1. Informer clairement les passagers de leurs droits

 L’article 14 impose une affichage visible des droits des passagers au départ des vols.

Avez-vous déjà vu une telle affiche dans un aéroport européen ? Nous non plus.

Cette obligation devrait être étendue à la réservation en ligne, sur le site du transporteur, sans exception.

2. Fournir une attestation écrite en cas de dysfonctionnement

 En cas d’annulation, retard ou surréservation, la compagnie doit remettre une attestation expliquant clairement les raisons de l’incident.

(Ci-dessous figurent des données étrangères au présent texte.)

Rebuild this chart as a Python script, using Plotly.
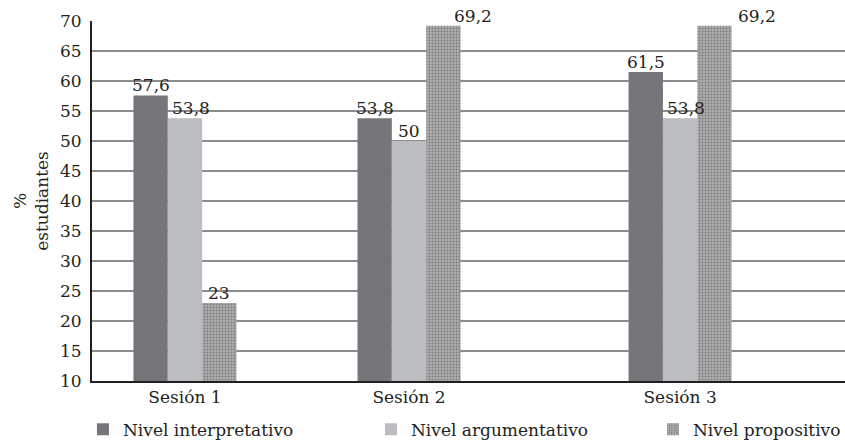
import plotly.graph_objects as go

# --- data -------------------------------------------------------------
sessions = ["Sesión 1", "Sesión 2", "Sesión 3"]
interpretativo = [57.6, 53.8, 61.5]
argumentativo = [53.8, 50.0, 53.8]
propositivo = [23.0, 69.2, 69.2]
series_names = ["Nivel interpretativo", "Nivel argumentativo", "Nivel propositivo"]
y_ticks = [10, 15, 20, 25, 30, 35, 40, 45, 50, 55, 60, 65, 70]

# --- layout constants -------------------------------------------------
session_x = [0.0, 1.0, 2.21]          # horizontal placement of each group
BARGAP = 0.54
bar_w = (1 - BARGAP) / 3
label_nudge = [[0, 6, 0], [0, 0, 30], [0, 6, 43]]  # px shift of value labels
FONT = "DejaVu Serif"
FS = 17
TXT = "#231f20"


def fmt(v):
    """Decimal comma, integers without decimals."""
    return str(int(v)) if float(v).is_integer() else f"{v:.1f}".replace(".", ",")


series = [interpretativo, argumentativo, propositivo]
fig = go.Figure()

fig.add_bar(name=series_names[0], x=session_x, y=interpretativo,
            marker=dict(color="#76767a", line=dict(width=0)), legend="legend")
fig.add_bar(name=series_names[1], x=session_x, y=argumentativo,
            marker=dict(color="#bcbdc1", line=dict(width=0)), legend="legend")
fig.add_bar(name=series_names[2], x=session_x, y=propositivo,
            marker=dict(color="#a0a0a0", line=dict(width=0),
                        pattern=dict(shape=".", fgcolor="#7a7a7a",
                                     bgcolor="#adadad", size=3,
                                     solidity=0.3, fillmode="replace")),
            legend="legend2")

# value labels written with a decimal comma
for si, vals in enumerate(series):
    for gi, v in enumerate(vals):
        fig.add_annotation(
            x=session_x[gi] + (si - 1) * bar_w, y=v, text=fmt(v),
            showarrow=False, yanchor="bottom", xanchor="center",
            xshift=label_nudge[gi][si], yshift=-2,
            font=dict(family=FONT, size=FS, color=TXT))

legend_common = dict(orientation="h", xanchor="left", y=-0.085, yanchor="top",
                     font=dict(family=FONT, size=FS, color=TXT),
                     bgcolor="rgba(0,0,0,0)", itemclick=False,
                     itemdoubleclick=False, traceorder="normal")

fig.update_layout(
    width=845, height=444,
    margin=dict(l=92, r=0, t=21, b=63, autoexpand=False),
    paper_bgcolor="white", plot_bgcolor="white",
    barmode="group", bargap=BARGAP, bargroupgap=0,
    font=dict(family=FONT, size=FS, color=TXT),
    showlegend=True,
    legend=dict(x=-0.012, entrywidth=243, entrywidthmode="pixels",
                **legend_common),
    legend2=dict(x=0.745, **legend_common),
)

fig.update_xaxes(
    range=[-0.415, 2.946], tickmode="array", tickvals=session_x,
    ticktext=sessions, showgrid=False, zeroline=False,
    showline=True, linecolor="#231f20", linewidth=2, ticks="",
    tickfont=dict(family=FONT, size=FS, color=TXT), fixedrange=True)

fig.update_yaxes(
    range=[10, 70], tickmode="array", tickvals=y_ticks,
    showgrid=True, gridcolor="#8c8c8c", gridwidth=2, zeroline=False,
    showline=True, linecolor="#231f20", linewidth=2, ticks="",
    ticklabelstandoff=5,
    tickfont=dict(family=FONT, size=FS, color=TXT),
    title=dict(text="%<br>estudiantes", standoff=7,
               font=dict(family=FONT, size=FS, color=TXT)),
    fixedrange=True)

fig.write_html("out.html")
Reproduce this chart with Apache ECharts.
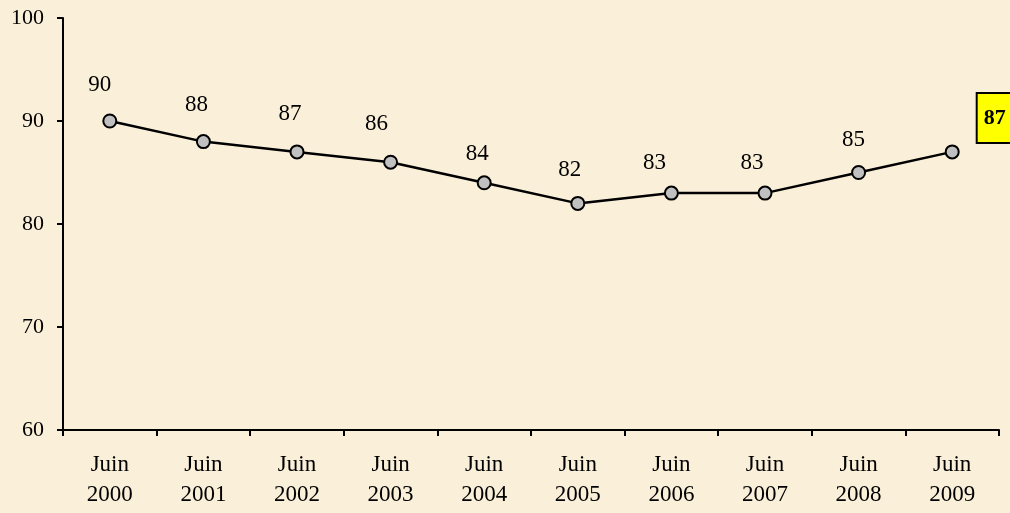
<!DOCTYPE html>
<html>
<head>
<meta charset="utf-8">
<script src="https://cdn.jsdelivr.net/npm/echarts@6/dist/echarts.min.js"></script>
<style>
  html, body { margin: 0; padding: 0; }
  body { background: #FAEFD8; }
  #chart { width: 1010px; height: 513px; }
</style>
</head>
<body>
<div id="chart"></div>
<script>
// Annual values, June of each year
const years = ['2000', '2001', '2002', '2003', '2004', '2005', '2006', '2007', '2008', '2009'];
const categories = years.map(y => 'Juin\n' + y);
const values = [90, 88, 87, 86, 84, 82, 83, 83, 85, 87];
const yTicks = [60, 70, 80, 90, 100];

// Hand-placed label nudges (px): horizontal shift, lift above the point
const labelShiftX = [-10, -7, -7, -14, -7, -8, -17, -13, -5];
const labelLift = [36, 36, 37, 38, 28, 33, 30, 30, 32];

const serif = '"Liberation Serif", "Times New Roman", serif';
const lastIndex = values.length - 1;

const seriesData = values.map((v, i) => {
  if (i !== lastIndex) {
    return { value: v, label: { offset: [labelShiftX[i], 36 - labelLift[i]] } };
  }
  // Latest value gets a highlighted yellow box to the right of its point
  return {
    value: v,
    label: {
      position: 'right',
      offset: [1, -34],
      fontWeight: 'bold',
      fontSize: 22,
      lineHeight: 24,
      backgroundColor: '#FFFF00',
      borderColor: '#000',
      borderWidth: 2,
      padding: [12, 6, 12, 6]
    }
  };
});

const chart = echarts.init(document.getElementById('chart'));
chart.setOption({
  backgroundColor: 'transparent',
  animation: false,
  grid: { left: 63, right: 11, top: 18, bottom: 83, containLabel: false },
  xAxis: {
    type: 'category',
    data: categories,
    boundaryGap: true,
    axisLine: { lineStyle: { color: '#000', width: 2 } },
    axisTick: { show: true, length: 6, inside: false, lineStyle: { color: '#000', width: 2 } },
    axisLabel: {
      color: '#000',
      fontFamily: serif,
      fontSize: 23,
      lineHeight: 30,
      margin: 20,
      interval: 0
    },
    splitLine: { show: false }
  },
  yAxis: {
    type: 'value',
    min: yTicks[0],
    max: yTicks[yTicks.length - 1],
    interval: 10,
    axisLine: { show: true, lineStyle: { color: '#000', width: 2 } },
    axisTick: { show: true, length: 6, lineStyle: { color: '#000', width: 2 } },
    axisLabel: {
      color: '#000',
      fontFamily: serif,
      fontSize: 22,
      margin: 19
    },
    splitLine: { show: false }
  },
  series: [{
    type: 'line',
    data: seriesData,
    symbol: 'circle',
    symbolSize: 13,
    lineStyle: { color: '#000', width: 2.5 },
    itemStyle: { color: '#C0C0C0', borderColor: '#000', borderWidth: 2 },
    label: {
      show: true,
      position: 'top',
      distance: 17,
      color: '#000',
      fontFamily: serif,
      fontSize: 23,
      lineHeight: 24
    },
    z: 3
  }]
});
</script>
</body>
</html>
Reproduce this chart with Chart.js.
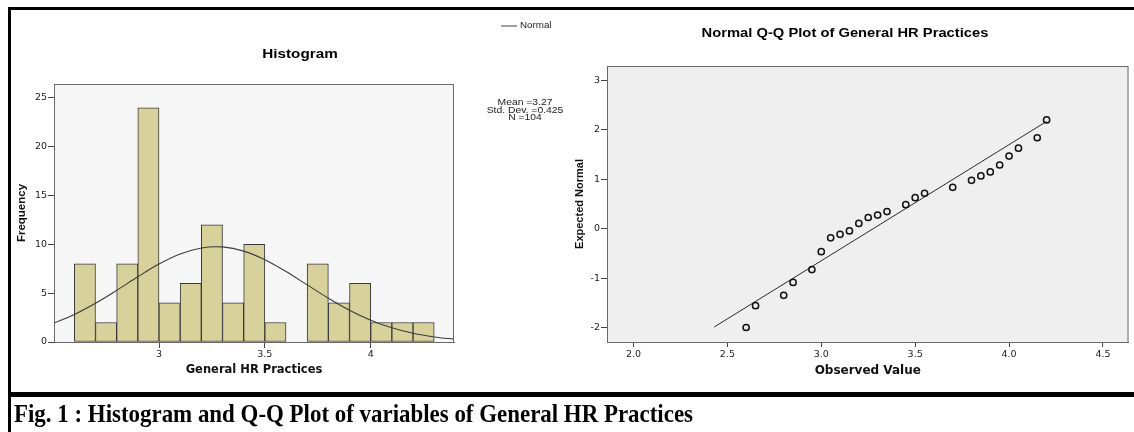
<!DOCTYPE html>
<html>
<head>
<meta charset="utf-8">
<script src="https://cdn.jsdelivr.net/npm/chart.js@4.4.1/dist/chart.umd.min.js"></script>
<style>
  html, body { margin:0; padding:0; background:#fff; width:1134px; height:432px; overflow:hidden; }
  #wrap { position:relative; width:1134px; height:432px; }
  canvas { position:absolute; left:0; top:0; pointer-events:none; }
  #frame { position:absolute; left:8px; top:7px; width:1140px; border-top:3px solid #000; border-left:3px solid #000; border-bottom:5px solid #000; box-sizing:border-box; height:390px; }
  #capline { position:absolute; left:8px; top:397px; width:3px; height:40px; background:#000; }
  #caption { position:absolute; left:14px; top:400px; font-family:"Liberation Serif", "Times New Roman", serif; font-weight:bold; font-size:25px; line-height:28px; white-space:nowrap; transform-origin:0 0; color:#000; }
</style>
</head>
<body>
<div id="wrap">
  <div id="frame"></div>
  <div id="capline"></div>
  <canvas id="hist" width="1134" height="432"></canvas>
  <canvas id="qq" width="1134" height="432"></canvas>
  <div id="caption">Fig. 1 : Histogram and Q-Q Plot of variables of General HR Practices</div>
</div>
<script>
// ---------- data ----------
const binCenters   = [2.65,2.75,2.85,2.95,3.05,3.15,3.25,3.35,3.45,3.55,3.65,3.75,3.85,3.95,4.05,4.15,4.25];
const frequencies  = [8,2,8,24,4,6,12,4,10,2,0,8,4,6,2,2,2];
const normalX      = [2.5,2.6,2.7,2.8,2.9,3.0,3.1,3.2,3.27,3.3,3.4,3.5,3.6,3.7,3.8,3.9,4.0,4.1,4.2,4.3,4.4];
const normalY      = [1.89,2.82,3.97,5.29,6.68,7.98,9.01,9.63,9.76,9.74,9.31,8.43,7.22,5.85,4.48,3.25,2.23,1.45,0.89,0.52,0.28];
const histXTicks   = [3,3.5,4];
const histYTicks   = [0,5,10,15,20,25];

const qqObserved   = [2.6,2.65,2.8,2.85,2.95,3.0,3.05,3.1,3.15,3.2,3.25,3.3,3.35,3.45,3.5,3.55,3.7,3.8,3.85,3.9,3.95,4.0,4.05,4.15,4.2];
const qqExpected   = [-1.99,-1.55,-1.34,-1.08,-0.82,-0.46,-0.18,-0.11,-0.04,0.11,0.23,0.28,0.35,0.49,0.63,0.72,0.84,0.98,1.07,1.15,1.29,1.47,1.63,1.84,2.2];
const refLineX     = [2.43,4.2];
const refLineY     = [-1.98,2.17];
const qqXTicks     = [2.0,2.5,3.0,3.5,4.0,4.5];
const qqYTicks     = [-2,-1,0,1,2,3];

const statLines    = ["Mean =3.27","Std. Dev. =0.425","N =104"];

// ---------- helpers ----------
const TICK_FONT = { family: "'DejaVu Sans', sans-serif", size: 9.5 };
const areaPlugin = {
  id: 'area',
  beforeDraw(chart, args, o) {
    const {left, top, width, height} = chart.chartArea;
    const ctx = chart.ctx;
    ctx.save(); ctx.fillStyle = o.bg; ctx.fillRect(left, top, width, height); ctx.restore();
  },
  afterDraw(chart, args, o) {
    const {left, top, width, height} = chart.chartArea;
    const ctx = chart.ctx;
    ctx.save(); ctx.strokeStyle = o.border; ctx.lineWidth = 1;
    ctx.strokeRect(left + 0.5, top + 0.5, width - 1, height);
    ctx.restore();
  }
};
const textPlugin = {
  id: 'texts',
  afterDraw(chart, args, o) {
    const ctx = chart.ctx;
    (o.lines || []).forEach(l => {
      ctx.save(); ctx.strokeStyle = l.color; ctx.lineWidth = l.width;
      ctx.beginPath(); ctx.moveTo(l.x1, l.y); ctx.lineTo(l.x2, l.y); ctx.stroke(); ctx.restore();
    });
    (o.items || []).forEach(t => {
      ctx.save();
      ctx.font = t.font; ctx.fillStyle = t.color || '#000';
      ctx.textAlign = t.align || 'center'; ctx.textBaseline = 'middle';
      ctx.translate(t.x, t.y); ctx.scale(t.sx || 1, 1);
      ctx.fillText(t.text, 0, 0);
      ctx.restore();
    });
  }
};
function setTicks(list) { return function(scale) { scale.ticks = list.map(v => ({ value: v })); }; }

// ---------- histogram ----------
new Chart(document.getElementById('hist'), {
  type: 'bar',
  data: {
    datasets: [
      {
        type: 'line', label: 'Normal', order: 0,
        data: normalX.map((x, i) => ({ x: x, y: normalY[i] })),
        borderColor: '#3c3c3c', borderWidth: 1.1, pointRadius: 0,
        cubicInterpolationMode: 'monotone', fill: false
      },
      {
        type: 'bar', label: 'Frequency', order: 1,
        data: binCenters.map((x, i) => ({ x: x, y: frequencies[i] })),
        backgroundColor: '#d7d19b', borderColor: '#3a3a3a', borderWidth: 1,
        borderSkipped: false, barPercentage: 1, categoryPercentage: 1, grouped: false
      }
    ]
  },
  options: {
    responsive: false, animation: false, events: [],
    layout: { padding: { left: 0, top: 84, right: 680, bottom: 54 } },
    plugins: {
      legend: { display: false }, tooltip: { enabled: false },
      area: { bg: '#f6f6f6', border: '#6a6a6a' },
      texts: {
        lines: [{ x1: 501, x2: 517, y: 26, color: '#444', width: 1 }],
        items: [
          { text: 'Histogram', x: 300, y: 55, font: "bold 12.5px 'Liberation Sans', Arial, sans-serif", sx: 1.22 },
          { text: 'Normal', x: 520, y: 26, align: 'left', font: "8.5px 'Liberation Sans', Arial, sans-serif", sx: 1.15, color: '#222' },
          { text: statLines[0], x: 525, y: 103, font: "9px 'Liberation Sans', Arial, sans-serif", sx: 1.15, color: '#222' },
          { text: statLines[1], x: 525, y: 110.5, font: "9px 'Liberation Sans', Arial, sans-serif", sx: 1.15, color: '#222' },
          { text: statLines[2], x: 525, y: 118, font: "9px 'Liberation Sans', Arial, sans-serif", sx: 1.15, color: '#222' }
        ]
      }
    },
    scales: {
      x: {
        type: 'linear', min: 2.504, max: 4.3935, offset: false,
        afterBuildTicks: setTicks(histXTicks),
        afterFit(s) { s.height = 36; },
        grid: { offset: false, drawOnChartArea: false, drawTicks: true, tickLength: 6, color: '#444' },
        border: { display: true, color: '#6a6a6a' },
        ticks: { font: TICK_FONT, color: '#222', padding: 1, maxRotation: 0, callback: v => String(v) },
        title: { display: true, text: 'General HR Practices', color: '#111',
                 font: { family: "'DejaVu Sans', sans-serif", size: 11.5, weight: 'bold' }, padding: { top: 0, bottom: 1 } }
      },
      y: {
        type: 'linear', min: 0, max: 26.43,
        afterBuildTicks: setTicks(histYTicks),
        afterFit(s) { s.width = 54; },
        grid: { drawOnChartArea: false, drawTicks: true, tickLength: 6, color: '#444' },
        border: { display: true, color: '#6a6a6a' },
        ticks: { font: TICK_FONT, color: '#222', padding: 1, callback: v => String(v) },
        title: { display: true, text: 'Frequency', color: '#111',
                 font: { family: "'Liberation Sans', Arial, sans-serif", size: 11.5, weight: 'bold' }, padding: { top: 15.2, bottom: 0 } }
      }
    }
  },
  plugins: [areaPlugin, textPlugin]
});

// ---------- Q-Q plot ----------
new Chart(document.getElementById('qq'), {
  type: 'scatter',
  data: {
    datasets: [
      {
        type: 'line', label: 'Reference', order: 1,
        data: refLineX.map((x, i) => ({ x: x, y: refLineY[i] })),
        borderColor: '#2a2a2a', borderWidth: 1, pointRadius: 0, fill: false
      },
      {
        type: 'scatter', label: 'Observed', order: 0,
        data: qqObserved.map((x, i) => ({ x: x, y: qqExpected[i] })),
        pointStyle: 'circle', pointRadius: 3.1, borderWidth: 1.5,
        borderColor: '#111', backgroundColor: 'rgba(0,0,0,0)'
      }
    ]
  },
  options: {
    responsive: false, animation: false, events: [],
    layout: { padding: { left: 567, top: 66, right: 5, bottom: 54 } },
    plugins: {
      legend: { display: false }, tooltip: { enabled: false },
      area: { bg: '#efefef', border: '#6a6a6a' },
      texts: {
        items: [
          { text: 'Normal Q-Q Plot of General HR Practices', x: 845, y: 34, font: "bold 12.5px 'Liberation Sans', Arial, sans-serif", sx: 1.18 }
        ]
      }
    },
    scales: {
      x: {
        type: 'linear', min: 1.859, max: 4.636,
        afterBuildTicks: setTicks(qqXTicks),
        afterFit(s) { s.height = 36; },
        grid: { drawOnChartArea: false, drawTicks: true, tickLength: 5, color: '#444' },
        border: { display: true, color: '#6a6a6a' },
        ticks: { font: TICK_FONT, color: '#222', padding: 2, maxRotation: 0, callback: v => v.toFixed(1) },
        title: { display: true, text: 'Observed Value', color: '#111',
                 font: { family: "'DejaVu Sans', sans-serif", size: 12, weight: 'bold' }, padding: { top: 0, bottom: 0 } }
      },
      y: {
        type: 'linear', min: -2.283, max: 3.289,
        afterBuildTicks: setTicks(qqYTicks),
        afterFit(s) { s.width = 40; },
        grid: { drawOnChartArea: false, drawTicks: true, tickLength: 6, color: '#444' },
        border: { display: true, color: '#6a6a6a' },
        ticks: { font: TICK_FONT, color: '#222', padding: 1, callback: v => String(v) },
        title: { display: true, text: 'Expected Normal', color: '#111',
                 font: { family: "'Liberation Sans', Arial, sans-serif", size: 11, weight: 'bold' }, padding: { top: 6.2, bottom: 0 } }
      }
    }
  },
  plugins: [areaPlugin, textPlugin]
});

// fit caption width to the reference span
(function () {
  const c = document.getElementById('caption');
  const w = c.getBoundingClientRect().width;
  c.style.transform = 'scaleX(' + (679 / w) + ')';
})();
</script>
</body>
</html>
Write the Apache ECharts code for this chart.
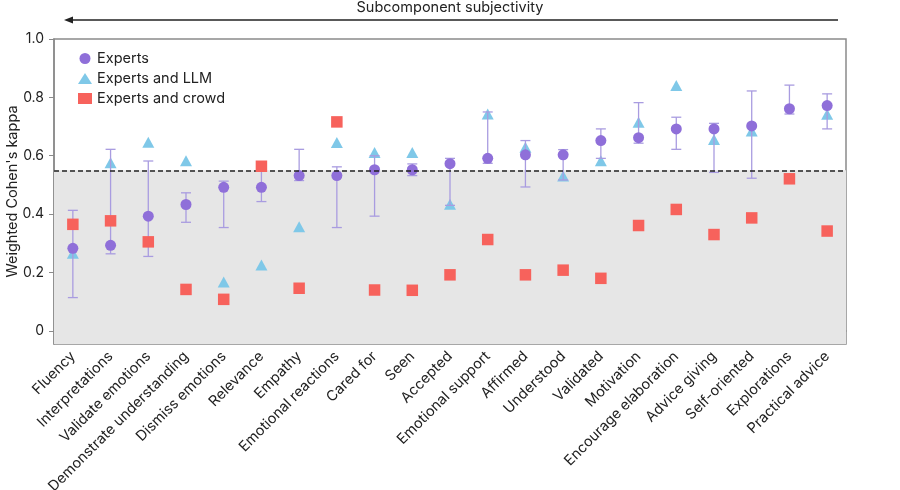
<!DOCTYPE html>
<html>
<head>
<meta charset="utf-8">
<script src="https://cdn.jsdelivr.net/npm/echarts@6/dist/echarts.min.js"></script>
<style>
  html, body { margin: 0; padding: 0; background: #fff; }
  #chart { width: 900px; height: 490px; }
</style>
</head>
<body>
<div id="chart"></div>
<script>
const categories = [
  'Fluency', 'Interpretations', 'Validate emotions', 'Demonstrate understanding',
  'Dismiss emotions', 'Relevance', 'Empathy', 'Emotional reactions', 'Cared for',
  'Seen', 'Accepted', 'Emotional support', 'Affirmed', 'Understood', 'Validated',
  'Motivation', 'Encourage elaboration', 'Advice giving', 'Self-oriented',
  'Explorations', 'Practical advice'
]
const experts = [0.283, 0.293, 0.393, 0.433, 0.492, 0.492, 0.532, 0.532, 0.552, 0.552, 0.573,
  0.591, 0.603, 0.603, 0.652, 0.662, 0.692, 0.692, 0.702, 0.761, 0.772]
const expertsLow = [0.114, 0.264, 0.255, 0.372, 0.354, 0.443, 0.515, 0.354, 0.393, 0.532, 0.43,
  0.574, 0.493, 0.517, 0.591, 0.643, 0.622, 0.543, 0.523, 0.743, 0.692]
const expertsHigh = [0.413, 0.622, 0.582, 0.473, 0.513, 0.56, 0.622, 0.562, 0.60, 0.572, 0.591,
  0.75, 0.652, 0.621, 0.692, 0.782, 0.732, 0.711, 0.822, 0.842, 0.812]
const expertsLlm = [0.266, 0.576, 0.646, 0.583, 0.167, 0.226, 0.357, 0.645, 0.611, 0.611, 0.434,
  0.743, 0.629, 0.531, 0.583, 0.715, 0.841, 0.656, 0.685, null, 0.742]
const expertsCrowd = [0.365, 0.377, 0.305, 0.142, 0.108, 0.564, 0.146, 0.716, 0.140, 0.139, 0.192,
  0.313, 0.192, 0.208, 0.180, 0.361, 0.416, 0.330, 0.387, 0.521, 0.342]
const yTicks = [0, 0.2, 0.4, 0.6, 0.8, 1.0]
const threshold = 0.55
const yMin = -0.045
const yMax = 1.0

const purple = '#8f6fd9'
const blue = '#7fc8e8'
const red = '#f7625c'
const errColor = '#a99ce0'
const axisGray = '#8a8a8a'
const font = 'Inter'

const chart = echarts.init(document.getElementById('chart'))

const option = {
  animation: false,
  textStyle: { fontFamily: font },
  grid: {
    left: 54, right: 54, top: 39, bottom: 146,
    outerBoundsMode: 'none', containLabel: false,
    show: true, borderColor: axisGray, borderWidth: 1.5, backgroundColor: 'transparent'
  },
  legend: {
    data: ['Experts', 'Experts and LLM', 'Experts and crowd'],
    orient: 'vertical',
    left: 73, top: 46,
    itemWidth: 14, itemHeight: 11, itemGap: 5,
    textStyle: { fontSize: 14.5, color: '#222', fontFamily: font }
  },
  xAxis: {
    type: 'category',
    data: categories,
    boundaryGap: true,
    axisLine: { lineStyle: { color: axisGray, width: 1.5 } },
    axisTick: { alignWithLabel: true, length: 5, lineStyle: { color: axisGray } },
    axisLabel: { rotate: 45, fontSize: 14.5, color: '#222', margin: 10, interval: 0 },
    splitLine: { show: false }
  },
  yAxis: {
    type: 'value',
    min: yMin, max: yMax,
    name: "Weighted Cohen's kappa",
    nameLocation: 'middle',
    nameGap: 34,
    nameMoveOverlap: false,
    nameTextStyle: { fontSize: 14.5, color: '#222' },
    axisLine: { show: true, lineStyle: { color: axisGray, width: 1.5 } },
    axisTick: { show: true, length: 5, customValues: yTicks, lineStyle: { color: axisGray } },
    axisLabel: {
      fontSize: 14, color: '#222', margin: 10, customValues: yTicks,
      formatter: v => (v === 0 ? '0' : v.toFixed(1))
    },
    splitLine: { show: false }
  },
  graphic: [
    {
      type: 'text', left: 'center', top: 0,
      style: { text: 'Subcomponent subjectivity', fontSize: 14.5, fill: '#222', fontFamily: font }
    },
    {
      type: 'line', shape: { x1: 70, y1: 20, x2: 838, y2: 20 },
      style: { stroke: '#222', lineWidth: 1.3 }
    },
    {
      type: 'polygon', shape: { points: [[64, 20], [73, 16.5], [73, 23.5]] },
      style: { fill: '#222' }
    }
  ],
  series: [
    {
      name: 'band', type: 'line', data: [], z: 1, silent: true,
      markArea: {
        silent: true,
        itemStyle: { color: '#e6e6e6' },
        data: [[{ yAxis: yMin }, { yAxis: threshold }]]
      },
      markLine: {
        silent: true, symbol: 'none', label: { show: false },
        lineStyle: { color: '#222', type: [5, 3], width: 1.5 },
        data: [{ yAxis: threshold }]
      }
    },
    {
      name: 'Experts and LLM', type: 'scatter', z: 2,
      symbol: 'triangle', symbolSize: [12, 11],
      itemStyle: { color: blue, opacity: 1 },
      data: expertsLlm
    },
    {
      name: 'error', type: 'custom', z: 3, silent: true,
      data: categories.map((c, i) => [i, expertsLow[i], expertsHigh[i]]),
      renderItem: (params, api) => {
        const lo = api.coord([api.value(0), api.value(1)])
        const hi = api.coord([api.value(0), api.value(2)])
        const w = 5
        const st = { stroke: errColor, lineWidth: 1.3 }
        return {
          type: 'group',
          children: [
            { type: 'line', shape: { x1: lo[0], y1: lo[1], x2: hi[0], y2: hi[1] }, style: st },
            { type: 'line', shape: { x1: lo[0] - w, y1: lo[1], x2: lo[0] + w, y2: lo[1] }, style: st },
            { type: 'line', shape: { x1: hi[0] - w, y1: hi[1], x2: hi[0] + w, y2: hi[1] }, style: st }
          ]
        }
      }
    },
    {
      name: 'Experts', type: 'scatter', z: 4,
      symbol: 'circle', symbolSize: 11,
      itemStyle: { color: purple, opacity: 1 },
      data: experts
    },
    {
      name: 'Experts and crowd', type: 'scatter', z: 5,
      symbol: 'rect', symbolSize: 11.5,
      itemStyle: { color: red, opacity: 1 },
      data: expertsCrowd
    }
  ]
}

chart.setOption(option)
</script>
</body>
</html>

Pas une réponse automatique impersonnelle, mais un document circonstancié.

3. Créer un accès numérique aux incidents

 Chaque passager concerné par un incident devrait avoir un accès en ligne aux données le concernant :

date, numéro de vol, motif exact du dysfonctionnement, responsabilité établie, droits associés.

Conclusion : les hors-la-loi ne sont pas ceux qu’on croit

Aujourd’hui, les trois quarts des passagers ignorent leurs droits.

Pendant ce temps, les transporteurs aériens continuent de se présenter en victimes économiques, alors qu’ils agissent en hors-la-loi.

L’Europe ne doit pas céder à la pression d’un secteur qui a trop longtemps échappé à la régulation.

Il ne faut pas affaiblir le règlement CE 261/2004. Il faut enfin l’appliquer.